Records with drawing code
■ ■ ■ ■ ■

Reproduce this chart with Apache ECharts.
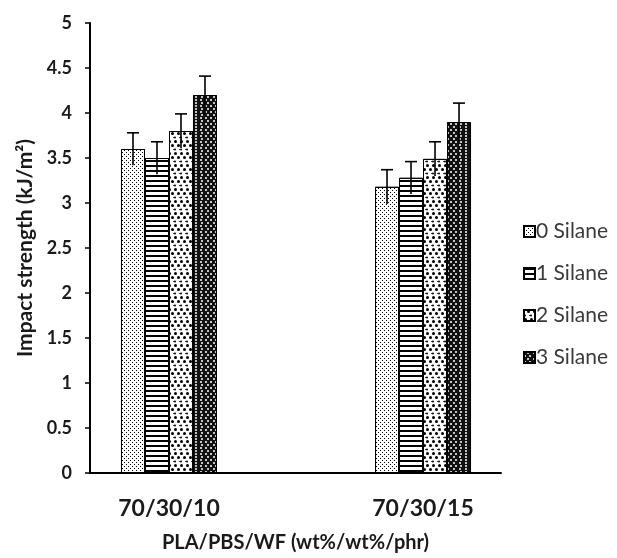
<!DOCTYPE html>
<html>
<head>
<meta charset="utf-8">
<script src="https://cdn.jsdelivr.net/npm/echarts@6/dist/echarts.min.js"></script>
<style>
html,body{margin:0;padding:0;background:#fff;}
#chart{width:617px;height:558px;}
</style>
</head>
<body>
<div id="chart"></div>
<script>
const categories = ['70/30/10', '70/30/15'];
const seriesNames = ['0 Silane', '1 Silane', '2 Silane', '3 Silane'];
const silane0 = [3.60, 3.18];
const silane1 = [3.50, 3.28];
const silane2 = [3.80, 3.49];
const silane3 = [4.20, 3.90];
const err0 = [0.18, 0.19];
const err1 = [0.18, 0.18];
const err2 = [0.19, 0.19];
const err3 = [0.21, 0.21];
const xTitle = 'PLA/PBS/WF (wt%/wt%/phr)';
const yTitle = 'Impact strength (kJ/m²)';

const values = [silane0, silane1, silane2, silane3];
const errors = [err0, err1, err2, err3];

const FONT = 'Lato';
const BAR_W = 24;

const decals = [
  { symbol: 'rect', symbolSize: 1, color: '#000', dashArrayX: [[1, 3], [0, 2, 1, 1]], dashArrayY: [1, 1] },
  { symbol: 'rect', symbolSize: 1, color: '#000', dashArrayX: [1, 0], dashArrayY: [2, 2.5] },
  { symbol: 'circle', symbolSize: 1, color: '#000', dashArrayX: [[2.5, 3], [0, 3, 2.5, 0], [1.5, 3, 1, 0]], dashArrayY: [2.5, 1] },
  { symbol: 'circle', symbolSize: 1, color: '#fff', dashArrayX: [[1.8, 3], [0, 2.4, 1.8, 0.6]], dashArrayY: [1.8, 0.8] }
];
const fills = ['#fff', '#fff', '#fff', '#111'];

const series = [];
values.forEach((vals, k) => {
  series.push({
    name: seriesNames[k],
    type: 'bar',
    barWidth: BAR_W,
    barGap: '0%',
    data: vals.map((v, i) => [i, v]),
    itemStyle: { color: fills[k], borderColor: '#000', borderWidth: 1, decal: decals[k] },
    emphasis: { disabled: true }
  });
});

const errData = [];
values.forEach((vals, k) => {
  vals.forEach((v, i) => errData.push([i, v, errors[k][i], k]));
});

series.push({
  type: 'custom',
  name: 'err',
  z: 10,
  data: errData,
  renderItem: function (params, api) {
    const x = api.value(0), v = api.value(1), e = api.value(2), k = api.value(3);
    const off = (k - 1.5) * BAR_W;
    const top = api.coord([x, v + e]);
    const bot = api.coord([x, v - e]);
    const cx = top[0] + off;
    const style = { stroke: '#000', lineWidth: 1.6 };
    return {
      type: 'group',
      children: [
        { type: 'line', shape: { x1: cx, y1: top[1], x2: cx, y2: bot[1] }, style: style },
        { type: 'line', shape: { x1: cx - 6, y1: top[1], x2: cx + 6, y2: top[1] }, style: style }
      ]
    };
  }
});

const chart = echarts.init(document.getElementById('chart'), null, { renderer: 'canvas' });
chart.setOption({
  animation: false,
  backgroundColor: '#fff',
  grid: { left: 90, right: 116, top: 23, bottom: 78 },
  legend: {
    data: seriesNames,
    orient: 'vertical',
    left: 518,
    top: 216,
    itemWidth: 11,
    itemHeight: 11,
    itemGap: 21,
    icon: 'rect',
    textStyle: { fontFamily: FONT, fontSize: 21, color: '#3a3a3a', padding: [0, 0, 0, -4] }
  },
  xAxis: {
    type: 'value',
    min: -0.311,
    max: 1.307,
    splitLine: { show: false },
    axisLine: { show: true, onZero: false, lineStyle: { color: '#000', width: 2 } },
    axisTick: { show: false },
    axisLabel: {
      customValues: [0, 1],
      formatter: v => categories[Math.round(v)] || '',
      fontFamily: FONT, fontWeight: 'bold', fontSize: 23, color: '#1a1a1a', margin: 24
    },
    name: xTitle,
    nameLocation: 'middle',
    nameGap: 60,
    nameTextStyle: { fontFamily: FONT, fontWeight: 'bold', fontSize: 20, color: '#1a1a1a' }
  },
  yAxis: {
    type: 'value',
    min: 0,
    max: 5,
    interval: 0.5,
    splitLine: { show: false },
    axisLine: { show: true, onZero: false, lineStyle: { color: '#000', width: 2 } },
    axisTick: { show: true, length: 5, lineStyle: { color: '#000', width: 1.5 } },
    axisLabel: { fontFamily: FONT, fontWeight: 'bold', fontSize: 18, color: '#1a1a1a', margin: 18 },
    name: yTitle,
    nameLocation: 'middle',
    nameGap: 54,
    nameTextStyle: { fontFamily: FONT, fontWeight: 'bold', fontSize: 21, color: '#1a1a1a' }
  },
  series: series
});
</script>
</body>
</html>
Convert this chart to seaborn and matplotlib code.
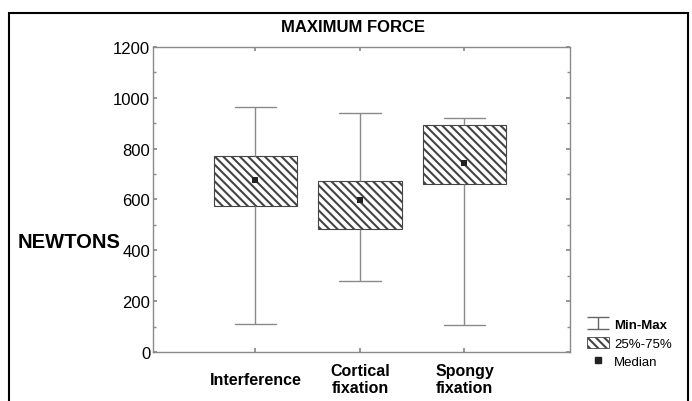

■ ■ ■ ■ ■

* [THE PROBLEM]
Print, exactly as written, the lines above from the first one to the one containing "const BAR_W = 24;". Leave out pictures.

* [FULL SOLUTION]
Reproduce this chart with Apache ECharts.
<!DOCTYPE html>
<html>
<head>
<meta charset="utf-8">
<script src="https://cdn.jsdelivr.net/npm/echarts@6/dist/echarts.min.js"></script>
<style>
html,body{margin:0;padding:0;background:#fff;}
#chart{width:617px;height:558px;}
</style>
</head>
<body>
<div id="chart"></div>
<script>
const categories = ['70/30/10', '70/30/15'];
const seriesNames = ['0 Silane', '1 Silane', '2 Silane', '3 Silane'];
const silane0 = [3.60, 3.18];
const silane1 = [3.50, 3.28];
const silane2 = [3.80, 3.49];
const silane3 = [4.20, 3.90];
const err0 = [0.18, 0.19];
const err1 = [0.18, 0.18];
const err2 = [0.19, 0.19];
const err3 = [0.21, 0.21];
const xTitle = 'PLA/PBS/WF (wt%/wt%/phr)';
const yTitle = 'Impact strength (kJ/m²)';

const values = [silane0, silane1, silane2, silane3];
const errors = [err0, err1, err2, err3];

const FONT = 'Lato';
const BAR_W = 24;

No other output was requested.